Your task is to reproduce word for word the lines running from the line containing "Write the matplotlib code for this chart." to the line containing "plt.rcParams['mathtext.bf'] = 'Liberation", inclusive. Nothing else belongs in the answer.

-- Start of DATASET ROWS --

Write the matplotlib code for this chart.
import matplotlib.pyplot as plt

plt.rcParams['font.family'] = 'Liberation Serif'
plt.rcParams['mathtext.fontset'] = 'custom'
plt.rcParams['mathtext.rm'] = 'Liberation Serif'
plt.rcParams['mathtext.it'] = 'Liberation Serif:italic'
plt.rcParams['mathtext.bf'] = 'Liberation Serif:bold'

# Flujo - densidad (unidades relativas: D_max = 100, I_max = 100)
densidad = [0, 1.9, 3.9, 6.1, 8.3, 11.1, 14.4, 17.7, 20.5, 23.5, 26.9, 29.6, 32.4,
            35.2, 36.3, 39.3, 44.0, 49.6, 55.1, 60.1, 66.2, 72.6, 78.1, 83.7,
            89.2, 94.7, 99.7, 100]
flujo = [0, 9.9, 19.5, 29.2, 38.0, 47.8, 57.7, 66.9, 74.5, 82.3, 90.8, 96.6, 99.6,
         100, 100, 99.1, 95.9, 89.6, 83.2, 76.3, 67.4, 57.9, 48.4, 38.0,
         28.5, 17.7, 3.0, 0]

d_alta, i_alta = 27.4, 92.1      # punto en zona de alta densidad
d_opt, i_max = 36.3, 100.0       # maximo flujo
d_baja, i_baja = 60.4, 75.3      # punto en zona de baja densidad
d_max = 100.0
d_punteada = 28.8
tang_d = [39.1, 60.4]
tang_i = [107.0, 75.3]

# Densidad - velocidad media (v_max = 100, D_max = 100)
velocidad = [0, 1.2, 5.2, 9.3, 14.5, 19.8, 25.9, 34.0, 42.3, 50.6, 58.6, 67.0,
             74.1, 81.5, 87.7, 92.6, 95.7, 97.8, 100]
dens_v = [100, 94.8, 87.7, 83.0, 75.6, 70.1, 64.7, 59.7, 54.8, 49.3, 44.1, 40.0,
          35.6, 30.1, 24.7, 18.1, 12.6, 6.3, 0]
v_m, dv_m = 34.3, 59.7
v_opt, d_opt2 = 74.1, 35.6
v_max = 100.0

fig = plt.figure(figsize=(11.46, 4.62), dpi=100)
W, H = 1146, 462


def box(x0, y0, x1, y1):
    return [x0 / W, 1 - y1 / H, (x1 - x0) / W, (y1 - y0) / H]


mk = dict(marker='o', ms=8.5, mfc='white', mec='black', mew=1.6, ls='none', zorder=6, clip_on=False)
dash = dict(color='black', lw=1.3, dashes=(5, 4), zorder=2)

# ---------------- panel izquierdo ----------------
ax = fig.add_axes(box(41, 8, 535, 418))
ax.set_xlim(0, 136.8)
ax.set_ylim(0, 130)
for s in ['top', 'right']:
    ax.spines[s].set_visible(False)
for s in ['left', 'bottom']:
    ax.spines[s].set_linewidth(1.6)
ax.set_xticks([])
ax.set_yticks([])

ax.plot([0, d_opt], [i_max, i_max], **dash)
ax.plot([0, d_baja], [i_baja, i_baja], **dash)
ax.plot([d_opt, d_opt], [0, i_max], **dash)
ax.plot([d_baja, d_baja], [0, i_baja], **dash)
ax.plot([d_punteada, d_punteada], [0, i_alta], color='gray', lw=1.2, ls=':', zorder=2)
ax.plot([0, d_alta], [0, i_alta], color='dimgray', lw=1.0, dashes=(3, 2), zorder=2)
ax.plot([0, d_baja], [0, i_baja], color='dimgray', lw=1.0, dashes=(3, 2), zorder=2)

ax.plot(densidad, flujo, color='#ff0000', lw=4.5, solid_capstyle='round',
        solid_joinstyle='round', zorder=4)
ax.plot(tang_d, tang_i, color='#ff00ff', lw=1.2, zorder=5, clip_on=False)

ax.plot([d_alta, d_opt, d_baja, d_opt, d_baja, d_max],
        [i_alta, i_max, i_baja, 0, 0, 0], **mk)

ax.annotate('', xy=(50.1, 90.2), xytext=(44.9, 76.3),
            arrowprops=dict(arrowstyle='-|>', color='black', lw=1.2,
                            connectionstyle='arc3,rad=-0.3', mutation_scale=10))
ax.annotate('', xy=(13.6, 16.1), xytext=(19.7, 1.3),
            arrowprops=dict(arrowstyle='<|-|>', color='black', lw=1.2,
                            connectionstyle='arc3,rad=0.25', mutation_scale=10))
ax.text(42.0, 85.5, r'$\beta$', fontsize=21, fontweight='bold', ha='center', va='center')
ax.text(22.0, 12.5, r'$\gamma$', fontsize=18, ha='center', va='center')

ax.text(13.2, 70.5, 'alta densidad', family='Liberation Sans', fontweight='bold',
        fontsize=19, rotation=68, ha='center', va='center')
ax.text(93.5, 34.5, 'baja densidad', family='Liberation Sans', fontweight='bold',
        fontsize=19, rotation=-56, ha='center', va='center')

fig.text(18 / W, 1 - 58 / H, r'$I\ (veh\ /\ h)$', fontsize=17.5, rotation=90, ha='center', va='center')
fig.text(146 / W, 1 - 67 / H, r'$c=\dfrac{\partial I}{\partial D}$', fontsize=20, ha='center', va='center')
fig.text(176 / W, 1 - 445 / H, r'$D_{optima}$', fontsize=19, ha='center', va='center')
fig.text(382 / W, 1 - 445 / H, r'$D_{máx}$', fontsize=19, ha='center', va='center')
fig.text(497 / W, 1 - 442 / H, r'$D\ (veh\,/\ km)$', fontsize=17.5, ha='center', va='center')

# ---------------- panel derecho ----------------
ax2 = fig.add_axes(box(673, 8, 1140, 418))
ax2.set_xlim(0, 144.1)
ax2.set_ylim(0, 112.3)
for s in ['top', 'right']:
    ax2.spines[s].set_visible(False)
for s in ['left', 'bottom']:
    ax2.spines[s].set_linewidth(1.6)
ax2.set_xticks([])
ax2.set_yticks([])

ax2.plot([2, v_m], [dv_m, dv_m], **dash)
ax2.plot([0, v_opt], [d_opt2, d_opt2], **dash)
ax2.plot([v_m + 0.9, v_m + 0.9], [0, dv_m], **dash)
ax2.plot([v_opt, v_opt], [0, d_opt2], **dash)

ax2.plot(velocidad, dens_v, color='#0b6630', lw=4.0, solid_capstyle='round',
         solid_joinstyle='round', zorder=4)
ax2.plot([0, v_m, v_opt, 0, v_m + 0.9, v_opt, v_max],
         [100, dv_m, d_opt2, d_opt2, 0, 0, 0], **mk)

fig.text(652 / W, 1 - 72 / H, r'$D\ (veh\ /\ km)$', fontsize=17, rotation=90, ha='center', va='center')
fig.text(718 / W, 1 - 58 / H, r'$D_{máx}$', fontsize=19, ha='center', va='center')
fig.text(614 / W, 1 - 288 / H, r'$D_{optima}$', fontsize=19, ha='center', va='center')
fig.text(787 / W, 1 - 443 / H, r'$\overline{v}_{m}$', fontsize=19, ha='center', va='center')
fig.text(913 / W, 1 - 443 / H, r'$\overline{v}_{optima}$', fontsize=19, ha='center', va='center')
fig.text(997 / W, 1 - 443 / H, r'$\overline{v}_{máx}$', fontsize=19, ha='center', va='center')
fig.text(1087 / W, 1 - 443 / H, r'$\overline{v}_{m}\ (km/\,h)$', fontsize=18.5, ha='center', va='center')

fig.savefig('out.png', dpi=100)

-- End of DATASET ROWS --
-- Start of DATASET ROWS --

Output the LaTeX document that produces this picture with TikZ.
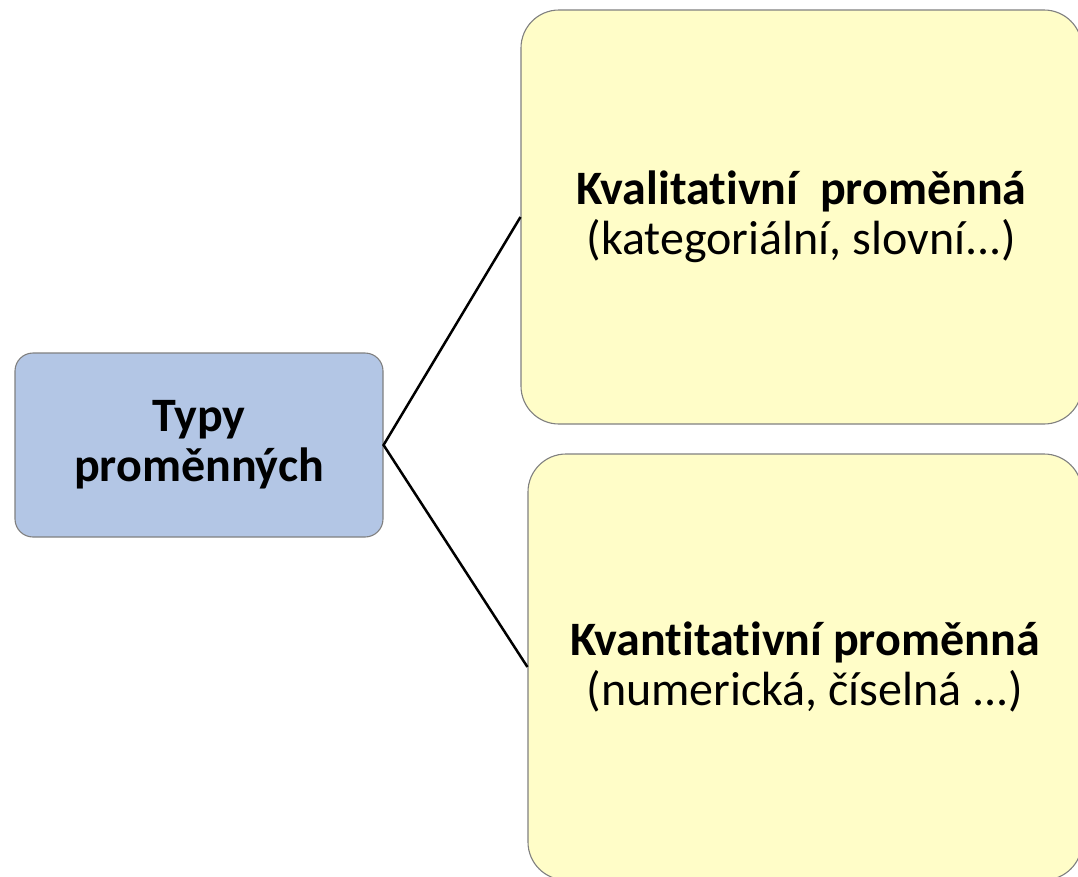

-- End of DATASET ROWS --

- **RESULT**:
Write the matplotlib code for this chart.
import matplotlib.pyplot as plt

plt.rcParams['font.family'] = 'Liberation Serif'
plt.rcParams['mathtext.fontset'] = 'custom'
plt.rcParams['mathtext.rm'] = 'Liberation Serif'
plt.rcParams['mathtext.it'] = 'Liberation Serif:italic'
plt.rcParams['mathtext.bf'] = 'Liberation Serif:bold'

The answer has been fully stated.